New Prudential Study Shows Greater Financial Confidence of African Americans

Newark-based Prudential Financial, Inc. recently revealed the results of its 2015-2016 African American Financial Experience study, which found that African Americans demonstrate continued optimism and growing affluence. Yet, gaps in long-term retirement planning, including not taking advantage of financial and investment tools, may hinder the ability to build long-term wealth. Maintaining one’s lifestyle in retirement and not becoming a financial burden to others emerged as two new financial priorities. This year’s study also examined two vital subsets of the African American community—caregivers and veterans—to identify information gaps, educational opportunities and future planning needs of a broader spectrum of African Americans.

“This study paints a picture of an increasingly financially savvy and affluent African American community,” said Mammen Verghis, vice president, Multicultural Marketing for Prudential. “We are seeing a group that is financially confident, focused on service and open to receive assistance from professionals who can help them move closer to financial security.”

Among those surveyed, most African Americans report a greater sense of advancement and optimism about their financial situations, compared to the general population. More than half of African Americans surveyed say they are better off than they were five years ago and that they feel better off than their parents were at their age. There is also widespread optimism that financial gains will continue to build, with 58 percent of African Americans indicating that they expect the next generation of their family will have a better financial situation than their own, compared to only 46 percent of the general population who share that expectation.

This year’s African American Financial Experience study indicates most African Americans (52 percent) feel very well prepared to make smart financial decisions, while only 40 percent of the general population describes themselves that way. However, among African Americans who express high levels of confidence about their financial decision-making and money management skills, significantly more respondents describe themselves as savers rather than investors, indicating there is a need to increase knowledge of and access to investments.

Across the board, survey respondents most often cited having enough money to maintain their current lifestyle in retirement as a top financial priority. Among African Americans who are offered an employer-sponsored retirement plan, three quarters (74 percent) contribute to it. While this is a substantial majority, it is significantly lower than the 85 percent of general population employees who report contributing to their company plans. Additionally, surveyed African Americans were less likely to cite owning financial and insurance products, many of which could help create the retirement income they have prioritized.

Not becoming a financial burden to loved ones surfaced as a top-three priority for survey takers, an interesting priority given that one in five of all survey participants reported being a caregiver for a loved one. Nearly two-thirds of caregiver respondents in both groups say they provide some or all financial support to those they are caring for and a quarter provide all of the support for their loved ones. However, African American respondents report investing significantly more time in their caregiving commitments, spending on average 20.7 hours a week on care giving tasks compared to 14.6 hours among the general population.

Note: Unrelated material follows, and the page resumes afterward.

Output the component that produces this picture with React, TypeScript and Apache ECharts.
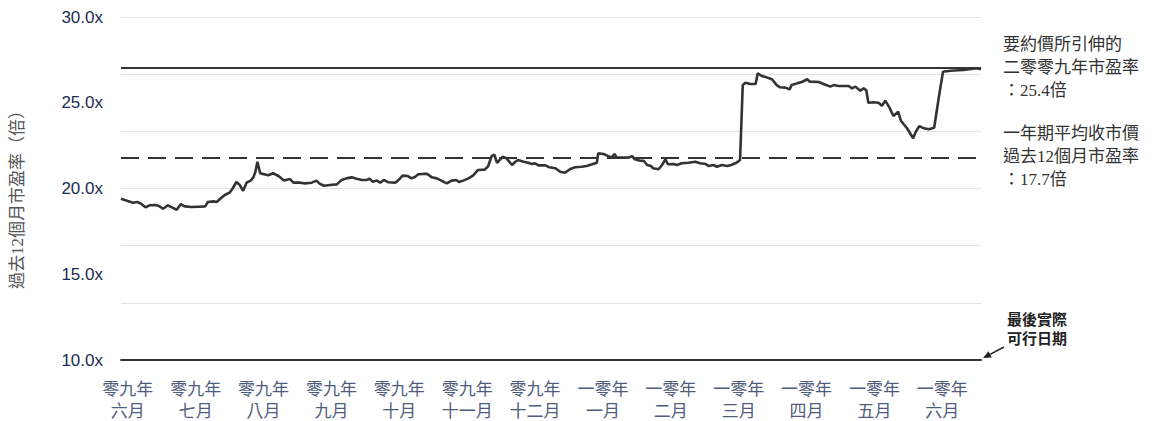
import React, { useEffect, useRef } from "react";
import * as echarts from "echarts";

// x positions in months (0 = 零九年六月 label)
const xMonths = [
  -0.1, 0.0, 0.08, 0.14, 0.2, 0.26, 0.32, 0.4, 0.45, 0.52,
  0.59, 0.65, 0.72, 0.78, 0.84, 0.94, 1.04, 1.14, 1.18, 1.26,
  1.31, 1.37, 1.43, 1.5, 1.54, 1.6, 1.65, 1.7, 1.75, 1.81,
  1.85, 1.88, 1.91, 1.95, 1.99, 2.07, 2.14, 2.22, 2.3, 2.39,
  2.44, 2.54, 2.61, 2.71, 2.78, 2.82, 2.89, 2.98, 3.08, 3.15,
  3.22, 3.3, 3.37, 3.45, 3.52, 3.56, 3.61, 3.67, 3.72, 3.77,
  3.84, 3.94, 3.98, 4.05, 4.12, 4.18, 4.23, 4.28, 4.35, 4.41,
  4.48, 4.55, 4.62, 4.7, 4.77, 4.84, 4.88, 4.94, 5.02, 5.09,
  5.16, 5.26, 5.31, 5.36, 5.4, 5.44, 5.52, 5.58, 5.66, 5.71,
  5.75, 5.83, 5.9, 5.95, 6.0, 6.05, 6.15, 6.21, 6.3, 6.37,
  6.44, 6.52, 6.59, 6.69, 6.76, 6.84, 6.91, 6.93, 7.01, 7.08,
  7.13, 7.17, 7.2, 7.28, 7.38, 7.43, 7.47, 7.55, 7.6, 7.65,
  7.71, 7.74, 7.82, 7.87, 7.92, 7.96, 8.04, 8.09, 8.16, 8.26,
  8.36, 8.43, 8.51, 8.56, 8.63, 8.68, 8.75, 8.83, 8.89, 8.95,
  9.0, 9.02, 9.06, 9.1, 9.17, 9.25, 9.28, 9.34, 9.41, 9.49,
  9.56, 9.61, 9.69, 9.75, 9.78, 9.86, 9.93, 10.01, 10.05, 10.18,
  10.25, 10.35, 10.4, 10.47, 10.62, 10.67, 10.72, 10.79, 10.84, 10.88,
  10.91, 10.98, 11.06, 11.11, 11.16, 11.22, 11.28, 11.35, 11.39, 11.48,
  11.57, 11.61, 11.66, 11.73, 11.8, 11.88, 11.95, 12.01, 12.12, 12.31,
  12.51, 12.57,
];

// trailing 12-month P/E (x)
const peValues = [
  19.4, 19.27, 19.17, 19.21, 19.1, 18.9, 19.02, 19.04, 19.0, 18.82,
  19.02, 18.9, 18.76, 19.08, 18.96, 18.92, 18.94, 18.96, 19.21, 19.25,
  19.21, 19.43, 19.62, 19.76, 19.97, 20.38, 20.2, 19.87, 20.34, 20.46,
  20.65, 20.98, 21.56, 20.89, 20.85, 20.77, 20.89, 20.73, 20.46, 20.55,
  20.34, 20.34, 20.3, 20.34, 20.46, 20.3, 20.16, 20.2, 20.24, 20.5,
  20.59, 20.65, 20.57, 20.5, 20.5, 20.57, 20.4, 20.46, 20.34, 20.5,
  20.36, 20.34, 20.46, 20.75, 20.73, 20.59, 20.67, 20.83, 20.85, 20.85,
  20.65, 20.59, 20.46, 20.3, 20.46, 20.5, 20.38, 20.46, 20.59, 20.77,
  21.08, 21.1, 21.31, 21.89, 21.97, 21.5, 21.85, 21.76, 21.37, 21.56,
  21.66, 21.56, 21.5, 21.43, 21.47, 21.35, 21.35, 21.24, 21.18, 20.98,
  20.92, 21.14, 21.24, 21.27, 21.31, 21.41, 21.5, 22.05, 22.01, 21.89,
  21.81, 22.01, 21.81, 21.81, 21.8, 21.89, 21.7, 21.62, 21.62, 21.37,
  21.31, 21.18, 21.12, 21.37, 21.7, 21.41, 21.43, 21.37, 21.47, 21.5,
  21.56, 21.47, 21.43, 21.31, 21.37, 21.27, 21.37, 21.31, 21.37, 21.47,
  21.6, 21.66, 26.03, 26.17, 26.09, 26.09, 26.72, 26.56, 26.48, 26.37,
  26.03, 25.9, 25.88, 25.78, 26.03, 26.13, 26.21, 26.37, 26.23, 26.21,
  26.09, 25.94, 26.03, 25.98, 25.98, 25.84, 25.94, 25.7, 25.84, 25.74,
  25.0, 25.03, 25.0, 24.83, 25.12, 24.73, 24.23, 24.48, 23.95, 23.51,
  22.93, 23.31, 23.64, 23.51, 23.45, 23.54, 25.35, 26.81, 26.87, 26.91,
  27.01, 26.95,
];

const monthLabels = [
  "零九年\n六月", "零九年\n七月", "零九年\n八月", "零九年\n九月", "零九年\n十月",
  "零九年\n十一月", "零九年\n十二月", "一零年\n一月", "一零年\n二月", "一零年\n三月",
  "一零年\n四月", "一零年\n五月", "一零年\n六月",
];
const monthTickValues = [0, 1, 2, 3, 4, 5, 6, 7, 8, 9, 10, 11, 12];

const yTicks = [10, 15, 20, 25, 30];
const impliedPE = 27.05; // solid reference line
const averagePE = 21.77; // dashed reference line

const annotationImplied = "要約價所引伸的\n二零零九年市盈率\n：25.4倍";
const annotationAverage = "一年期平均收市價\n過去12個月市盈率\n：17.7倍";
const annotationLastDate = "最後實際\n可行日期";
const yAxisTitle = "過去12個月市盈率（倍）";

const SERIF = "'Liberation Serif', 'Noto Sans CJK TC', serif";

export default function App() {
  const ref = useRef<HTMLDivElement>(null);

  useEffect(() => {
    if (!ref.current) return;
    document.body.style.margin = "0";
    document.body.style.overflow = "hidden";
    const chart = echarts.init(ref.current, undefined, { renderer: "svg" });
    const data = xMonths.map((x, i) => [x, peValues[i]]);

    chart.setOption({
      animation: false,
      grid: {
        left: 121,
        right: 171,
        top: 17,
        bottom: 61,
        containLabel: false,
        outerBoundsMode: "none",
      },
      xAxis: {
        type: "value",
        min: -0.1,
        max: 12.57,
        axisLine: { show: true, lineStyle: { color: "#333", width: 2 } },
        axisTick: { show: false },
        splitLine: { show: false },
        axisLabel: {
          customValues: monthTickValues,
          formatter: (v: number) => monthLabels[Math.round(v)] ?? "",
          color: "#4f5c7c",
          fontFamily: SERIF,
          fontSize: 17,
          lineHeight: 22,
          margin: 18,
        },
      },
      yAxis: [
        {
          type: "value",
          min: yTicks[0],
          max: yTicks[yTicks.length - 1],
          interval: 5,
          axisLine: { show: false },
          axisTick: { show: false },
          splitLine: { show: false },
          axisLabel: {
            formatter: (v: number) => v.toFixed(1) + "x",
            color: "#1c2b4f",
            fontFamily: "'Liberation Sans', Arial, sans-serif",
            fontSize: 17,
            margin: 18,
          },
          name: yAxisTitle,
          nameLocation: "middle",
          nameGap: 95,
          nameTextStyle: {
            color: "#555",
            fontFamily: SERIF,
            fontSize: 17,
            padding: [0, 14, 0, 0],
          },
        },
        {
          type: "value",
          min: 0,
          max: 6,
          interval: 1,
          axisLine: { show: false },
          axisTick: { show: false },
          axisLabel: { show: false },
          splitLine: { show: true, lineStyle: { color: "#e3e3e3", width: 1 } },
        },
      ],
      series: [
        {
          type: "line",
          yAxisIndex: 0,
          data,
          showSymbol: false,
          symbol: "none",
          lineStyle: { color: "#333", width: 2.6 },
          z: 3,
          markLine: {
            silent: true,
            symbol: ["none", "none"],
            label: { show: false },
            data: [
              { yAxis: impliedPE, lineStyle: { color: "#333", width: 2, type: "solid" } },
              { yAxis: averagePE, lineStyle: { color: "#333", width: 2, type: [18, 9] } },
            ],
          },
        },
      ],
      graphic: [
        {
          type: "text",
          left: 1003,
          top: 33,
          style: {
            text: annotationImplied,
            fill: "#333",
            font: `17px ${SERIF}`,
            lineHeight: 23,
          },
        },
        {
          type: "text",
          left: 1003,
          top: 122,
          style: {
            text: annotationAverage,
            fill: "#333",
            font: `17px ${SERIF}`,
            lineHeight: 23,
          },
        },
        {
          type: "text",
          left: 1007,
          top: 309,
          style: {
            text: annotationLastDate,
            fill: "#222",
            font: "bold 15px 'Noto Sans CJK TC', sans-serif",
            lineHeight: 19,
          },
        },
        {
          type: "line",
          shape: { x1: 1004, y1: 347, x2: 990, y2: 354.3 },
          style: { stroke: "#222", lineWidth: 1.5 },
        },
        {
          type: "polygon",
          shape: { points: [[983, 358], [991.7, 357.4], [988.5, 351.2]] },
          style: { fill: "#222" },
        },
      ],
    });

    return () => chart.dispose();
  }, []);

  return <div ref={ref} style={{ width: 1152, height: 421 }} />;
}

Nearly four in ten African American veterans surveyed said they were exposed to a good education about financial topics once they transition into civilian life. Although 71 percent of African American veterans surveyed feel very well prepared to make financial decisions and have a positive outlook on their financial situation, only 38 percent use the Veteran Service organization as a financial resource, and family continues to rank as a top source of financial information. This signifies that additional opportunities exist for informing veterans about the use of financial education opportunities and encouraging their participation.

“Each year we conduct this survey deepens our commitment to reaching diverse communities,” said Michele C. Green, vice president and chief diversity officer at Prudential. “We understand the importance of meeting the needs of diverse consumers in relevant and authentic ways. That means helping to bridge gaps of financial knowledge and increasing access to financial professionals, who can provide the advice needed to help individuals and families overcome saving and investing challenges, and to build wealth.”

Although African Americans still report lower engagement with financial professionals, their most common reasons for not seeking professional financial advice mirror those of the general population, and include a personal perception of insufficient assets, a preference to self-manage finances and perceived high fees associated with receiving professional support. Thirty-nine percent of African Americans surveyed reported having had contact with a financial professional, yet only a little over one in ten currently works with a financial professional. By contrast, 26 percent of the general population works with a financial professional.

“Just as important, the research also identifies a community that is very interested in working with financial professionals and gives clear guidance on approaches that resonate best,” Verghis continued, noting that universal methods of outreach, like providing relevant financial information, are equally important to African Americans and the general population. African Americans in the survey also reported that outreach efforts supported by civic and faith-based organizations are valuable methods of connecting with the community as well.

The 2015-2016 African American Financial Experience is Prudential’s third study measuring the financial trends and attitudes in the African American community, and is part of Prudential’s series of signature research examining financial trends in America’s multicultural communities.

The study, conducted by GfK, is based on a spring 2015 poll of 1,043 Americans who identify as African American or Black and 556 general population Americans on a broad range of financial topics. All participants are age 25-70. Among the respondents, 149 identify themselves as veterans of the United States military, 214 are caregivers for another person (such as a spouse, parent, elderly or ill relative, special needs child, etc.), and 216 have a household income of $150,000 or more. The overall margin of sampling error is +/- 3 percent for African Americans and +/- 4 percent for the general population.